A trial of the new Reception baseline will go ahead with a number of schools in the autumn.

The Department for Education is also considering whether any information from the assessment will be shared with schools and parents, as it develops and trials the baseline.

This information has been confirmed in new guidance for schools, Reception baseline assessment: what schools need to know, which sets out the government’s plans for baseline, including the timeline for development.

The new baseline is being developed by the National Foundation for Educational Research (NFER), including trialling, piloting and the first two statutory years of delivering it from September 2020.

The DfE  said it will be inviting a sample of schools to take part in trialling the new assessment in the autumn.

All schools with Reception classes will be invited to take part in the national pilot of the assessment, which will take place during the 2019/20 academic year.
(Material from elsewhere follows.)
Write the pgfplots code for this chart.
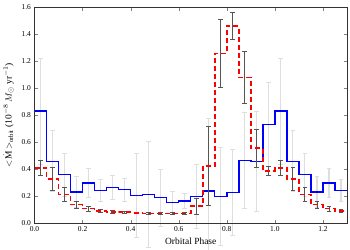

The guidance also gives more information on what the assessment will look like for children.
It says, ‘The new reception baseline assessment will be short (approximately 20 minutes), interactive and practical, covering language and communication, early mathematics and (subject to trialling) self-regulation. It will use age-appropriate resources that children can handle and manipulate.’

It goes on to say that the assessment will reflect ‘familiar foundation-stage practice and encourage positive interaction between the teacher/ teaching assistant and the pupil. There will be no need for children to prepare for the baseline assessment, either in a pre-school setting or at home, and in most cases pupils should not be aware that they are being assessed.’

The baseline ‘should not replace the good practice of schools liaising with early years settings to gather and share information on the children starting Reception’.

Children will not ‘pass’ or ‘fail’ the assessment - it will provide a snapshot of where they are when they start school in Reception.

It also says that the intention is that the baseline will be accessible to ‘the vast majority of children’, and that most children with special education needs or disabilities, or who have English as an additional language will be able to take part in the assessment.